- Given problem
Restate, exactly and without pictures, the lines from the start of the listing below through the line holding "80, 90, 100];".

-------- Data

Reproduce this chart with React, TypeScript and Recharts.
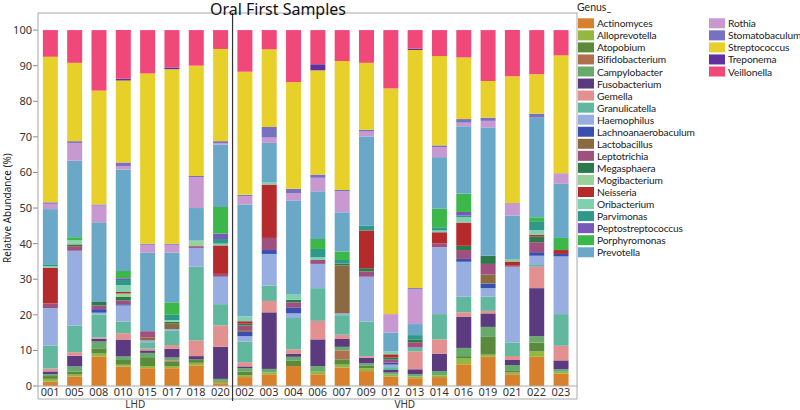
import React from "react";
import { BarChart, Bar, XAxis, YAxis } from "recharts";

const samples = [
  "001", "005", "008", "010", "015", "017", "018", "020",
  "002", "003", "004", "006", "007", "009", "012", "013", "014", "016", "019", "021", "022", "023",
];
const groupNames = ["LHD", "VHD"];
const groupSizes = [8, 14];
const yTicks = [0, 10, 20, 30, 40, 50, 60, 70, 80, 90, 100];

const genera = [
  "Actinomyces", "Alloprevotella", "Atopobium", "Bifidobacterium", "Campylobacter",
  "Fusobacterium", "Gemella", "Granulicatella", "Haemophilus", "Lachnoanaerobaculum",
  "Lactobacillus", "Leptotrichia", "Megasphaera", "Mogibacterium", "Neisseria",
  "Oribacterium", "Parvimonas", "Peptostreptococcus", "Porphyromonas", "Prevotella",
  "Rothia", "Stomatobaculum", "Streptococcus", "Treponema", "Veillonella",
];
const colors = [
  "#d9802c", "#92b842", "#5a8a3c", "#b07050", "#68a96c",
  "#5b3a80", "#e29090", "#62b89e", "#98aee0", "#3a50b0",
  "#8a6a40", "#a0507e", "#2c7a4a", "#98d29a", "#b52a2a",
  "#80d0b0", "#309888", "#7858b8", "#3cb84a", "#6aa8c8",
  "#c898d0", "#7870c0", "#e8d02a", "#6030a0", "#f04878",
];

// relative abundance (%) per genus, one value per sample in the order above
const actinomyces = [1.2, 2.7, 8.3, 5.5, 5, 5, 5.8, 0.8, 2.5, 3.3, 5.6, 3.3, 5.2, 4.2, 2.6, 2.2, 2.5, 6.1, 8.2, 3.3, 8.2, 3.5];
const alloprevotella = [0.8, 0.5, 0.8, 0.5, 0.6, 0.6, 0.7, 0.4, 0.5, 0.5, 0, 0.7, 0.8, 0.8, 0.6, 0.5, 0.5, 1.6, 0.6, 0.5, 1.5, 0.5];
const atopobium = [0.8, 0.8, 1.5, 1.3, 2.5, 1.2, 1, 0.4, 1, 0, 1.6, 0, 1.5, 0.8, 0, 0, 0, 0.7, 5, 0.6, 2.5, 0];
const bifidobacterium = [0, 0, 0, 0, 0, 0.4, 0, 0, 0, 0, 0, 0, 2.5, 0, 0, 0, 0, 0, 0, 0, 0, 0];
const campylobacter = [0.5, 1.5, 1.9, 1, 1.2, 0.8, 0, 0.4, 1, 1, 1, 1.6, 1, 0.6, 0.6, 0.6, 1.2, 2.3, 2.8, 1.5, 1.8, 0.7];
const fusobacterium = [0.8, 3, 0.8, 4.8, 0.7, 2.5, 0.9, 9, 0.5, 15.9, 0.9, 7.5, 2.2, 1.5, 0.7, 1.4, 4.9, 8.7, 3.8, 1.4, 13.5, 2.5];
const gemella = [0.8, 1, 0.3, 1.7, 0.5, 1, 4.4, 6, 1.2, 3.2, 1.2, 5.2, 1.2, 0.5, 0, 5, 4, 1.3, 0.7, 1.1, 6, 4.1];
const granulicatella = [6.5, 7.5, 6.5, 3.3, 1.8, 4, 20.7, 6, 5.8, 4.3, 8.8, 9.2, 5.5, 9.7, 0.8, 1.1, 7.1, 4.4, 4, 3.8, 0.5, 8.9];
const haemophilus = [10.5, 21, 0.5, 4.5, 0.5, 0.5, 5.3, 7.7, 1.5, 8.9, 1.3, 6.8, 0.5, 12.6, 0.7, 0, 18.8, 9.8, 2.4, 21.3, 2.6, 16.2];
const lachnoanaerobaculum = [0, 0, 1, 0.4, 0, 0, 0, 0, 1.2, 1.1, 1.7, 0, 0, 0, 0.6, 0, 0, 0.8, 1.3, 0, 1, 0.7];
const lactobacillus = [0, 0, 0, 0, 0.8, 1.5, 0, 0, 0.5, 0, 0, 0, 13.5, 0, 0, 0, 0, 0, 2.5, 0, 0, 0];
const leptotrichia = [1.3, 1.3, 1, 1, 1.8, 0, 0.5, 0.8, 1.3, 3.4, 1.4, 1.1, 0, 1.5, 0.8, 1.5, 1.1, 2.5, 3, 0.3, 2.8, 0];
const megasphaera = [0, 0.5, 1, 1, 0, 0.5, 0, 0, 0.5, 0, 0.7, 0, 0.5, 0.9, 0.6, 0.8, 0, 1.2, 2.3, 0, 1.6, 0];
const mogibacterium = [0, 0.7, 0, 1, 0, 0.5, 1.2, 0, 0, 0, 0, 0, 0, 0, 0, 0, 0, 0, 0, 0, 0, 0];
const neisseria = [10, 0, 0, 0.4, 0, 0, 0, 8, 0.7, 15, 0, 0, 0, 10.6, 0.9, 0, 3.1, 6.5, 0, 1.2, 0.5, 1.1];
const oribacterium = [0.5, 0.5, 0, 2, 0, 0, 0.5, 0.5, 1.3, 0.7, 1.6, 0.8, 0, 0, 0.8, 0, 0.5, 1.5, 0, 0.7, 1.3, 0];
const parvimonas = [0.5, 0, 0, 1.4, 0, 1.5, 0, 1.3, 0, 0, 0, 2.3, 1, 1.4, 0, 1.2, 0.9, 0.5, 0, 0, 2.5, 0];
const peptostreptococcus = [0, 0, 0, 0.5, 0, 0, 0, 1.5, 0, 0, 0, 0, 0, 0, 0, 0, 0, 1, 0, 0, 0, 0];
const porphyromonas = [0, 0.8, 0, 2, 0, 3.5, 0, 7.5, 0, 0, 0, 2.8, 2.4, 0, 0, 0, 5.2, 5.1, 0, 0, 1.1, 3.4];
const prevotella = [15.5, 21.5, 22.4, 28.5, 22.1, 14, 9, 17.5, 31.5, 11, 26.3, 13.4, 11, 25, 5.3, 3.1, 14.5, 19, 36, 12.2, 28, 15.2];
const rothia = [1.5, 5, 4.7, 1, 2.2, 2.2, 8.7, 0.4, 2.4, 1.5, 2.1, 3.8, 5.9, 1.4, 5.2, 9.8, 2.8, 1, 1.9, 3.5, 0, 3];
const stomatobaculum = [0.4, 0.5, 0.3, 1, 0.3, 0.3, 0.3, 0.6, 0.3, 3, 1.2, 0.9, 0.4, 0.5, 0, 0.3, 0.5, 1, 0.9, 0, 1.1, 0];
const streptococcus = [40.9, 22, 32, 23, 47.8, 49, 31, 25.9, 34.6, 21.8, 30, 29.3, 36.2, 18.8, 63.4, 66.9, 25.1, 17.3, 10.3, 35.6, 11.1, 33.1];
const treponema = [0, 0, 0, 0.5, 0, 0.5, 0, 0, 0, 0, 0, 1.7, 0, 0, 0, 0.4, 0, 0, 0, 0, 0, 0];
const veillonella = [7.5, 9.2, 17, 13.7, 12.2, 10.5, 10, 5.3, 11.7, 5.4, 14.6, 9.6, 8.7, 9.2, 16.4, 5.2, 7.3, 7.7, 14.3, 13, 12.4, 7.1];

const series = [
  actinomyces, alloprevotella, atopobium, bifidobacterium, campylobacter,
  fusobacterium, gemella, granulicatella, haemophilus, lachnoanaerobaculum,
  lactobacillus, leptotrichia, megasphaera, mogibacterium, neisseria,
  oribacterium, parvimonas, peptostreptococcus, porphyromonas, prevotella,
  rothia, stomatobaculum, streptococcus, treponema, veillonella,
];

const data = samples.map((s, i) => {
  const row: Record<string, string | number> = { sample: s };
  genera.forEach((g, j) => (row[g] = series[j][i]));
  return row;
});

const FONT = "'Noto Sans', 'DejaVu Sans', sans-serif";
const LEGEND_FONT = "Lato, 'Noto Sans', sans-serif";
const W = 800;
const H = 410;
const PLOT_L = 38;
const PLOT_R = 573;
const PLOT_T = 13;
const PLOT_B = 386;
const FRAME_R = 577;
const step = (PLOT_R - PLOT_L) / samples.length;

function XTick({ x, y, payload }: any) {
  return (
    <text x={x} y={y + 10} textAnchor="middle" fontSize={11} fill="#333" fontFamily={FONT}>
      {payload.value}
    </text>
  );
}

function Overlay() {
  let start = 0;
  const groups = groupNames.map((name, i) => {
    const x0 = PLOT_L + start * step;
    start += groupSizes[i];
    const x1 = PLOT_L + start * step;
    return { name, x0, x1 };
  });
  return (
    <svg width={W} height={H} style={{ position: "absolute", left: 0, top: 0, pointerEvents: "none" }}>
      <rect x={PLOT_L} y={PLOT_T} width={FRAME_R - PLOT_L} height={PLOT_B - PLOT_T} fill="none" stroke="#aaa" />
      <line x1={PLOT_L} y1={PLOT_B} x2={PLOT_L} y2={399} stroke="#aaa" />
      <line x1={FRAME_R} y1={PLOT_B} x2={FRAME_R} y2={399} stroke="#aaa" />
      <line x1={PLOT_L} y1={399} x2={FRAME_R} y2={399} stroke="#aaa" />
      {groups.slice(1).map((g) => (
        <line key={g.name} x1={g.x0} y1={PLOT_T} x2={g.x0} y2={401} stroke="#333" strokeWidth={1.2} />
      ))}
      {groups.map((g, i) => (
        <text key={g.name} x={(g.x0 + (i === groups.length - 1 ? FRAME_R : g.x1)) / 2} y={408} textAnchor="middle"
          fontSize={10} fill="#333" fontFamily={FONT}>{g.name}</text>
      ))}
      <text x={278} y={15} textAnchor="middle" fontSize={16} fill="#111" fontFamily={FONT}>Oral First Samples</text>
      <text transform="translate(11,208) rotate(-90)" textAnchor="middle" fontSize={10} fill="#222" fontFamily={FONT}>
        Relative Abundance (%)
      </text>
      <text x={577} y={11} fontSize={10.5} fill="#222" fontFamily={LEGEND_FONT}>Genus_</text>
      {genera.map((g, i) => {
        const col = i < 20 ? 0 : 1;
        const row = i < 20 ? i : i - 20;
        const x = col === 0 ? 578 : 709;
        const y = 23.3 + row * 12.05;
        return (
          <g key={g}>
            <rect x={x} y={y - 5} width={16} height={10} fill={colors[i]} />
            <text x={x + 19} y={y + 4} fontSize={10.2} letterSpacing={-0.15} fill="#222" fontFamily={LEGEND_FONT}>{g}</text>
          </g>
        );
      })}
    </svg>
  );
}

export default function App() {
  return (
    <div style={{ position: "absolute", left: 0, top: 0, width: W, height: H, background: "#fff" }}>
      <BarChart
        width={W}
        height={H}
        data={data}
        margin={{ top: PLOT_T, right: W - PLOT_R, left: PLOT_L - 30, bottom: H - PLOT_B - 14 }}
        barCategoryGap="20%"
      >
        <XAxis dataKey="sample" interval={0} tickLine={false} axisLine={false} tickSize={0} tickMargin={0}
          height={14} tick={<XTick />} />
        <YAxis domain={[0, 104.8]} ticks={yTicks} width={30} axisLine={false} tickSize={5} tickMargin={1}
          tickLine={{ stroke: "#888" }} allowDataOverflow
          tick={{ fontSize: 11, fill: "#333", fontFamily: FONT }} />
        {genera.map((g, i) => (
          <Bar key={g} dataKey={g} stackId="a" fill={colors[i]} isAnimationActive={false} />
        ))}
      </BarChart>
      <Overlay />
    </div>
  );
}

----------------

- Response below
Reproduce this chart with React, TypeScript and Recharts.
import React from "react";
import { BarChart, Bar, XAxis, YAxis } from "recharts";

const samples = [
  "001", "005", "008", "010", "015", "017", "018", "020",
  "002", "003", "004", "006", "007", "009", "012", "013", "014", "016", "019", "021", "022", "023",
];
const groupNames = ["LHD", "VHD"];
const groupSizes = [8, 14];
const yTicks = [0, 10, 20, 30, 40, 50, 60, 70, 80, 90, 100];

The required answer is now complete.